This advice column offers opinions about the peskier aspects of working in the nonprofit sector.
Sexual relationships between clients and providers? NO!
I'm a nonprofit exec and I'd like to air a grave concern. I'm not writing to be scandalous. I'm writing because I faced a situation 15 years ago that I didn't know how to handle. I had no one to ask for advice and I didn't tell anyone about the situation, which I've always regretted.
At the time, I was 18 and working my way through school with my first quasi-professional job. I was a resident staff member at a shelter for adults with developmental delays. Our staff social worker (and my supervisor) confided in me that she had become sexually involved with a resident and was pregnant. She was in tears when she told me that she'd already confessed to her husband and had just quit her job. She said she planned to terminate the pregnancy and try to save her marriage. I was clearly and profoundly shocked. Based on my horrified reaction, it was a short conversation.

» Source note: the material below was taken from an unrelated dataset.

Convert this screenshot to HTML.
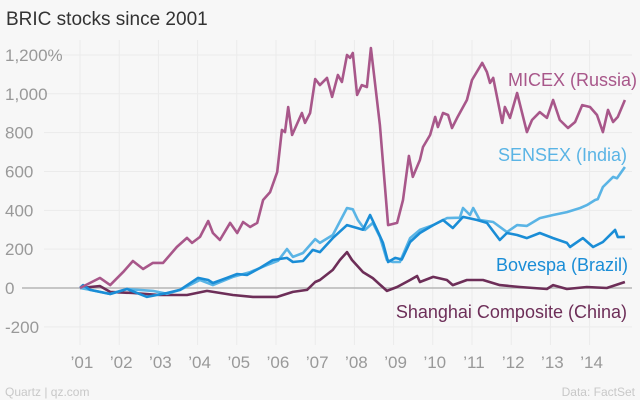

I’m ashamed to say that I did nothing about the situation. I really didn’t know what to do or who to contact. She provided no forwarding contact info and I haven't spoken with her since — nor can I find her today through the usual social channels.
Do you think illicit relationships between providers and clients are at all common? If so, perhaps your advice could help another inexperienced new professional.
Kathryn says ...
I feel your pain, friend. It's hard to look back and know you've done the wrong thing, even if it was due to inexperience or lack of training and guidance.
So, here's my advice.
First, forgive yourself. You didn't know what to do because your employer failed to properly prepare you. Being a houseparent is a difficult and demanding job and you deserved to be thoroughly trained and supported.
Moving forward, you clearly don't know where this troubled and criminal woman is or how to right the wrong from so long ago. You could go to the police, but I don't know if they'd follow up. Do check it out, though, if that seems right to you. (Of course, this is not legal advice — just my thinking on the matter.) Either way, remember that you're not 18 anymore. If this scenario ever comes up again, don’t make the same mistake again or you'll be a culpable part of the problem.
Next, never excuse the predatory actions of a provider against a vulnerable child or adult. Never. Ever. Period. Done. Should you experience a similar situation again, immediately notify both law enforcement and adult protective services in your state. This reporting is your legal and moral responsibility: you must report the abuse, or suspected abuse, of children and vulnerable adults.
If the police and/or APS fail to do their legal duty and intervene, then call the press. People like your former colleague must be outed and they must be stopped.
Illicit relationships between clients and providers are serious. They're illegal and just plain wrong. They're akin to the teacher as predator. Or the priest. Or the police officer. It's power against vulnerability. This social worker should have been reported, lost her license and been tried in court. Who cares if she saved her marriage or how she felt? She preyed on a young adult in her care, who was likely damaged forever by the experience.
Others have shared similar scenarios with me. So, unfortunately, these relationships aren't unheard of — although thankfully they're rare. Every one of us must stand up and speak out the very second we become aware of this sort of behavior. The sickening conduct of a few taints us all and certainly harms those who expect, deserve and usually receive our best, most thoughtful and ethical care.
Thanks for being brave enough to air your experience.